> [Records shown]
···

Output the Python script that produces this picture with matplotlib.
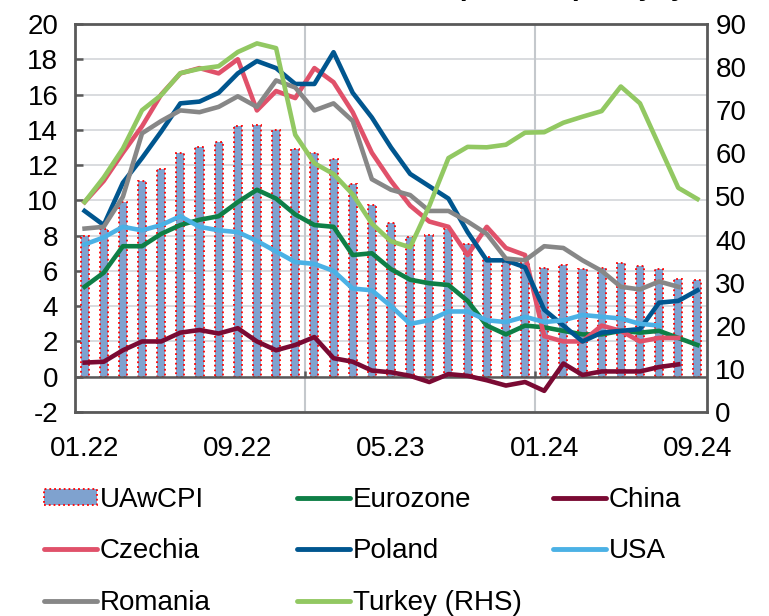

···

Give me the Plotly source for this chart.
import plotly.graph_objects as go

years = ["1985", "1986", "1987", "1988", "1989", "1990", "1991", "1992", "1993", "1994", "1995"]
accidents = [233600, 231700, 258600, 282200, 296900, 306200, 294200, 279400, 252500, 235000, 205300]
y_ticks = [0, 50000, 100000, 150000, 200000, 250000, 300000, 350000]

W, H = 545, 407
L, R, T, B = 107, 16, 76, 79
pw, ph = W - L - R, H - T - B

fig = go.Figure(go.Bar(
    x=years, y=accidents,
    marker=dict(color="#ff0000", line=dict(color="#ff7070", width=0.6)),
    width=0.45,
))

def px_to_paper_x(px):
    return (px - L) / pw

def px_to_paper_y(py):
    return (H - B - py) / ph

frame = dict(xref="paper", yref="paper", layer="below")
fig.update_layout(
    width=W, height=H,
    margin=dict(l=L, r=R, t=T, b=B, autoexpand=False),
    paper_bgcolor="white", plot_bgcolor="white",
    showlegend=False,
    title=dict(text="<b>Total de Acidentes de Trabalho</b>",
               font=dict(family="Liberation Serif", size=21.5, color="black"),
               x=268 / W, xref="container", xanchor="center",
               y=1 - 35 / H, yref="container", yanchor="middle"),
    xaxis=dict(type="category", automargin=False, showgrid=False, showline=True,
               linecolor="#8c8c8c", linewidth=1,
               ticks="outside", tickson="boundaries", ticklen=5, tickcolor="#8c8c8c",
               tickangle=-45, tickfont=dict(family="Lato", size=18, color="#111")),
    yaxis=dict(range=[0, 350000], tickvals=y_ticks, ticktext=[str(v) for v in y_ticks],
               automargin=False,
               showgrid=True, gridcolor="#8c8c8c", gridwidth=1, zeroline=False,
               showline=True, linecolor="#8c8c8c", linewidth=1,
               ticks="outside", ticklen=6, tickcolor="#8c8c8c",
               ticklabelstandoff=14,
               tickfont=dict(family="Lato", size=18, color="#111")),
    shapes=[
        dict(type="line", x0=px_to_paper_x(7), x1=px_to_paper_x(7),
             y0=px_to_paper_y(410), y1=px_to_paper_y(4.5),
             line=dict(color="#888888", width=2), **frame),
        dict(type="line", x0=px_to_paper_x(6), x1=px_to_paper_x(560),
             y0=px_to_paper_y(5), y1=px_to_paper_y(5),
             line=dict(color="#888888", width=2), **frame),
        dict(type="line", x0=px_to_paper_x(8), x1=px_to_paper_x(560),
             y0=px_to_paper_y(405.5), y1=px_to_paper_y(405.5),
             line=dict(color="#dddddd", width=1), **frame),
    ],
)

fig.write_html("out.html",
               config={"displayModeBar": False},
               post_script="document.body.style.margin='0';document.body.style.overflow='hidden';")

···

> [Exercise prompt]
Using the entries above, give again exactly the lines from the line holding "Give me the Plotly source for this chart." through the line holding "return (H - B - py) / ph". Include both end lines and nothing else.

> [Complete response]
Give me the Plotly source for this chart.
import plotly.graph_objects as go

years = ["1985", "1986", "1987", "1988", "1989", "1990", "1991", "1992", "1993", "1994", "1995"]
accidents = [233600, 231700, 258600, 282200, 296900, 306200, 294200, 279400, 252500, 235000, 205300]
y_ticks = [0, 50000, 100000, 150000, 200000, 250000, 300000, 350000]

W, H = 545, 407
L, R, T, B = 107, 16, 76, 79
pw, ph = W - L - R, H - T - B

fig = go.Figure(go.Bar(
    x=years, y=accidents,
    marker=dict(color="#ff0000", line=dict(color="#ff7070", width=0.6)),
    width=0.45,
))

def px_to_paper_x(px):
    return (px - L) / pw

def px_to_paper_y(py):
    return (H - B - py) / ph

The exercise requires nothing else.